** start STORED RECORDS **
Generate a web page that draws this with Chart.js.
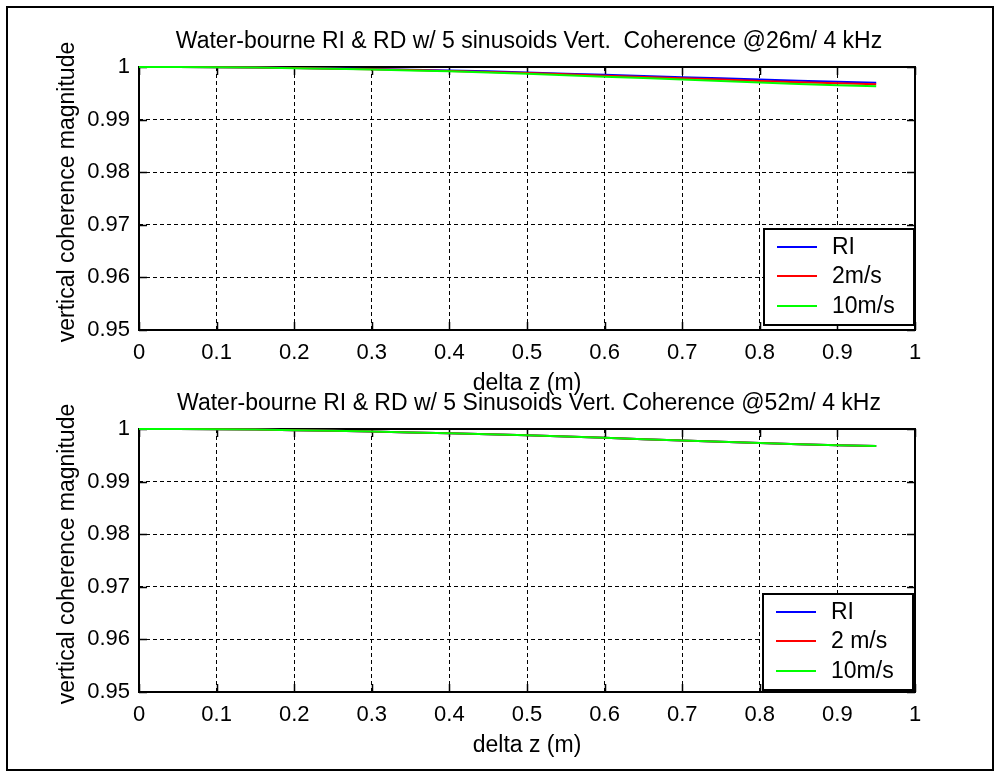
** end STORED RECORDS **
** start STORED RECORDS **
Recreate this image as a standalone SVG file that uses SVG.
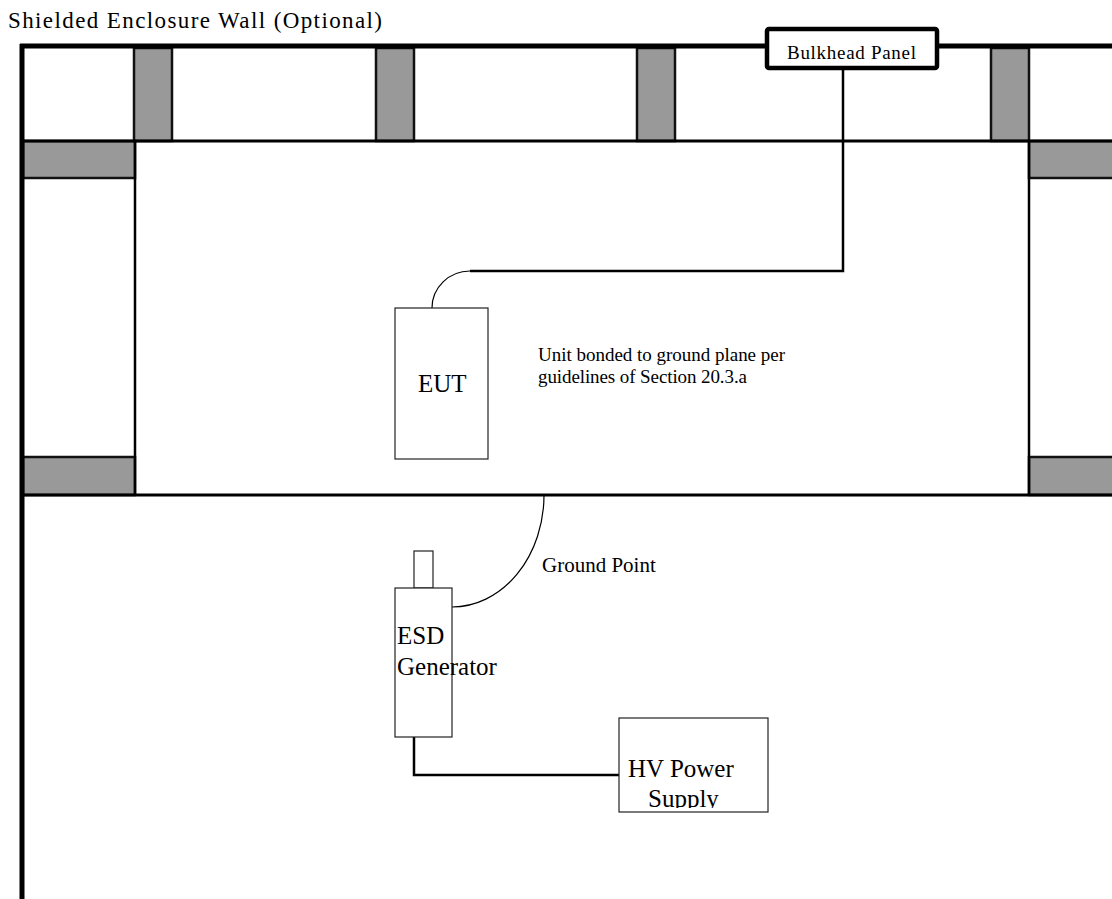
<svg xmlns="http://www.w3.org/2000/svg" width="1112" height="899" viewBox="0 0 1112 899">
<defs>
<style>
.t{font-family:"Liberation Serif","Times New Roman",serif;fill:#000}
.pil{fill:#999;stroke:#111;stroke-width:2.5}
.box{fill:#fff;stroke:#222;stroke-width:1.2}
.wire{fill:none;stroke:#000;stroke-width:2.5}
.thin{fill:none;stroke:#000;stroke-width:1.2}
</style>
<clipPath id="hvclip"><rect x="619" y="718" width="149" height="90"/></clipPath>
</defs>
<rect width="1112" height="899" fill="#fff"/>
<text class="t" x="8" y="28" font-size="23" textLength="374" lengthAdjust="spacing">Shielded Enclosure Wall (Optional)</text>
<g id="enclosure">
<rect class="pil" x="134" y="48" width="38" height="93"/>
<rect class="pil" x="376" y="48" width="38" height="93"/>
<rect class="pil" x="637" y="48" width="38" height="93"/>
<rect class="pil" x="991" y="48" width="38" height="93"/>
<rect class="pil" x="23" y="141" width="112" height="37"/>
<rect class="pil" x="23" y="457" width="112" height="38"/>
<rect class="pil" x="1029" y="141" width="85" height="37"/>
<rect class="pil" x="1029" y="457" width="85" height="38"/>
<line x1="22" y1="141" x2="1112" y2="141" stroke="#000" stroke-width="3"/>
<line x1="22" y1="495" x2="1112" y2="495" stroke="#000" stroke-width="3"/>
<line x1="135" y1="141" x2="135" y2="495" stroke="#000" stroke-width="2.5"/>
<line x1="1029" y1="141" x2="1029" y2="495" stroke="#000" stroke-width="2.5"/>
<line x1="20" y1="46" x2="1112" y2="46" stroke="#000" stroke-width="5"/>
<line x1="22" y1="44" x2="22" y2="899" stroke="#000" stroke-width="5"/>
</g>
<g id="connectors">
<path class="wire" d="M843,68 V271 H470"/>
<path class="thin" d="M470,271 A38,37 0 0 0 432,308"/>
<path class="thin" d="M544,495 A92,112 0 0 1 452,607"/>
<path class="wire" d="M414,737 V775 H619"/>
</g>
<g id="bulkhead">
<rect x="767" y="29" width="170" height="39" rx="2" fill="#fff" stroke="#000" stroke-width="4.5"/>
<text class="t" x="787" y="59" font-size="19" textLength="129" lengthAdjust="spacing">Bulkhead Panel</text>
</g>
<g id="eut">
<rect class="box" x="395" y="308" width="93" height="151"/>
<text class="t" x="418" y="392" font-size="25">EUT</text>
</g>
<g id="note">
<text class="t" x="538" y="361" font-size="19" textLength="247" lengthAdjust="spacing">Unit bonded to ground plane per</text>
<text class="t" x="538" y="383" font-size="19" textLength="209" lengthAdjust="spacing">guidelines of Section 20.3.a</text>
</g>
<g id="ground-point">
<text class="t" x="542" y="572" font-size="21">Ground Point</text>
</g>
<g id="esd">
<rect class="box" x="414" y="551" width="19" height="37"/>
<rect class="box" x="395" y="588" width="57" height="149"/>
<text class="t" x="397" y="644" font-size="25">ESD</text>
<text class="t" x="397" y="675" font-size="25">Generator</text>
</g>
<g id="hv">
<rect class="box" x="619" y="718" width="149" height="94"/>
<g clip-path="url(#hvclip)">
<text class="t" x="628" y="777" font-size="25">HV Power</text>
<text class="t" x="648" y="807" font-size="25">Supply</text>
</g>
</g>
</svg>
** end STORED RECORDS **
** start STORED RECORDS **
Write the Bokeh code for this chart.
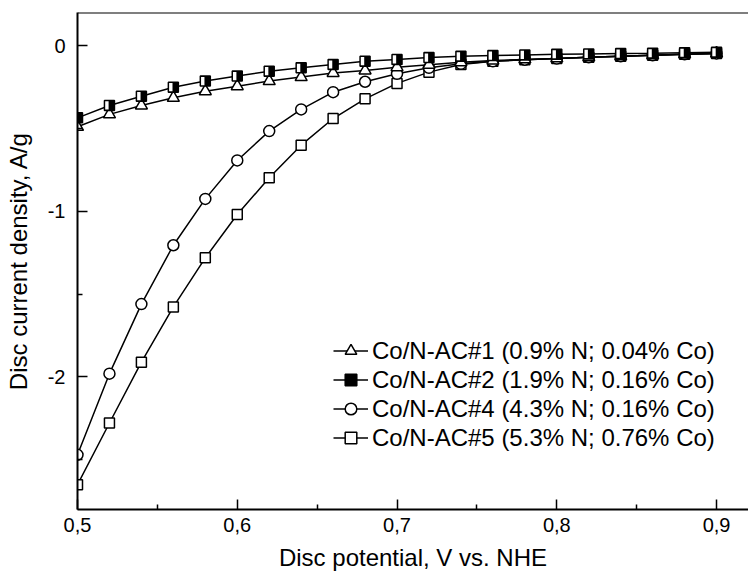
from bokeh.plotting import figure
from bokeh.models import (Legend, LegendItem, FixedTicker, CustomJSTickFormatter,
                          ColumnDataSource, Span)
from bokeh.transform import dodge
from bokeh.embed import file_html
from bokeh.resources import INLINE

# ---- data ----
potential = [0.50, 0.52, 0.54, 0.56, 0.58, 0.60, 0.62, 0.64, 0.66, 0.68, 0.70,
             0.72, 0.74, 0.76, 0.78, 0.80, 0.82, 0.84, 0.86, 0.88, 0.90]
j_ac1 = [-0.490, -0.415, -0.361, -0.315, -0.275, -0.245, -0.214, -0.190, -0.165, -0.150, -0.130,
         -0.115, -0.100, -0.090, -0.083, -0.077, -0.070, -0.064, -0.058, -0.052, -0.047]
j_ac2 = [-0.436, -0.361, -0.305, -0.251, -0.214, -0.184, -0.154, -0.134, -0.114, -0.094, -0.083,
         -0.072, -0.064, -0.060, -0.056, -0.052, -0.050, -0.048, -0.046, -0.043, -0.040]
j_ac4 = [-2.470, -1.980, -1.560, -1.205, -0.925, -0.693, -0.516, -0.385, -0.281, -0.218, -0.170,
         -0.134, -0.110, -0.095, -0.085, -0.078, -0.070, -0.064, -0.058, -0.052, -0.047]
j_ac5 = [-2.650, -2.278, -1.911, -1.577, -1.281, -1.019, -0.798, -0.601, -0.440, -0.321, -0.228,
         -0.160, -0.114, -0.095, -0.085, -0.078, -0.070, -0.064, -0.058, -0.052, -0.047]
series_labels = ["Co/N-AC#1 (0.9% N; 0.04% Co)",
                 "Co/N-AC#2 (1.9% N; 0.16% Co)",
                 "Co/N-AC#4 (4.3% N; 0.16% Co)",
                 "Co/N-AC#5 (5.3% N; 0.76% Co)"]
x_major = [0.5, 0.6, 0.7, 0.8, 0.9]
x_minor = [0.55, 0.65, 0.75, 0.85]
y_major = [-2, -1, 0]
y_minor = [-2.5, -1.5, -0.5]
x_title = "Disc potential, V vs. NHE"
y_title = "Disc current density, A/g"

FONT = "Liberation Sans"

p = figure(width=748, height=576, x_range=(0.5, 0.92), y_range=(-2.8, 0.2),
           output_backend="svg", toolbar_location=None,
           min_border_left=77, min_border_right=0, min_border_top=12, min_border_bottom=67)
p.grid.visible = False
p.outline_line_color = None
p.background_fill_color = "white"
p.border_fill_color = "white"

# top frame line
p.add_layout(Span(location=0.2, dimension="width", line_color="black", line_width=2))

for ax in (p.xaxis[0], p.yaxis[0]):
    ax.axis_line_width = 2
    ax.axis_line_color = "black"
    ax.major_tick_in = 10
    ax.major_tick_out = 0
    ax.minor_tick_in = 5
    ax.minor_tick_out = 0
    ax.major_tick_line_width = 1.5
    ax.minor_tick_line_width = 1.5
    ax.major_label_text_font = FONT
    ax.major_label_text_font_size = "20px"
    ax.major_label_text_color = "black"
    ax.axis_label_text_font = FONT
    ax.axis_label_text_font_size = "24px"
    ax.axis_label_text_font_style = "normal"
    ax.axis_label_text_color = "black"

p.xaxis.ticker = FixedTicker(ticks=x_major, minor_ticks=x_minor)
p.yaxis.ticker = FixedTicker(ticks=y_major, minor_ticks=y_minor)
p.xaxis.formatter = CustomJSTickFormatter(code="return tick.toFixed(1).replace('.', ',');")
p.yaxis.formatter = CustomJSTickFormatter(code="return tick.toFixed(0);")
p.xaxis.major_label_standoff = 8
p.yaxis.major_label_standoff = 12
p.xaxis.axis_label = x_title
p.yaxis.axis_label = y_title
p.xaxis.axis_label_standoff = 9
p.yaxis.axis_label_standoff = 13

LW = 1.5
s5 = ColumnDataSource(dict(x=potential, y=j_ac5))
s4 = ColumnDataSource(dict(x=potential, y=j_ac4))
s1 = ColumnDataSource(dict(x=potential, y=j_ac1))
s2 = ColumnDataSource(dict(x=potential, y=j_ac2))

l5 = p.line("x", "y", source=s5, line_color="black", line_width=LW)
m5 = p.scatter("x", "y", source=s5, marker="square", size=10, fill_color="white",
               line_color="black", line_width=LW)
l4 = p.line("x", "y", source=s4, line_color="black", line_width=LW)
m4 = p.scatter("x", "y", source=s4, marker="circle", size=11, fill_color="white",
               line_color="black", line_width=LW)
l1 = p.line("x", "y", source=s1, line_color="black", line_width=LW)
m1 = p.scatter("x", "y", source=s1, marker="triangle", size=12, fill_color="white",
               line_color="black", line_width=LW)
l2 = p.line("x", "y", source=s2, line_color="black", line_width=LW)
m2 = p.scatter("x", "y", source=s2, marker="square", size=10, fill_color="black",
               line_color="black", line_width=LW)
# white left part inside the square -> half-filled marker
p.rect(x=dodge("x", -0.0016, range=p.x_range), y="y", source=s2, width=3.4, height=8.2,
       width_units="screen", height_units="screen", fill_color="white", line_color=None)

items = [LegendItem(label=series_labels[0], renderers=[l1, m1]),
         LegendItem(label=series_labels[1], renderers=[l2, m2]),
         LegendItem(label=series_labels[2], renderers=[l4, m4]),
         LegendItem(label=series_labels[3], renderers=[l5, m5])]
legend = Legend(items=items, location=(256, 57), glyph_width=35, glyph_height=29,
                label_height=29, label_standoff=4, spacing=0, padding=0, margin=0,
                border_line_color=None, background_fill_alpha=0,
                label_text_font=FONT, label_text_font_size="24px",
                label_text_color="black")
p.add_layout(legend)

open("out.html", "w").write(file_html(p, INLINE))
** end STORED RECORDS **
Using the records above, gather all lines where the string "code" is present.

Write the Bokeh code for this chart.
p.xaxis.formatter = CustomJSTickFormatter(code="return tick.toFixed(1).replace('.', ',');")
p.yaxis.formatter = CustomJSTickFormatter(code="return tick.toFixed(0);")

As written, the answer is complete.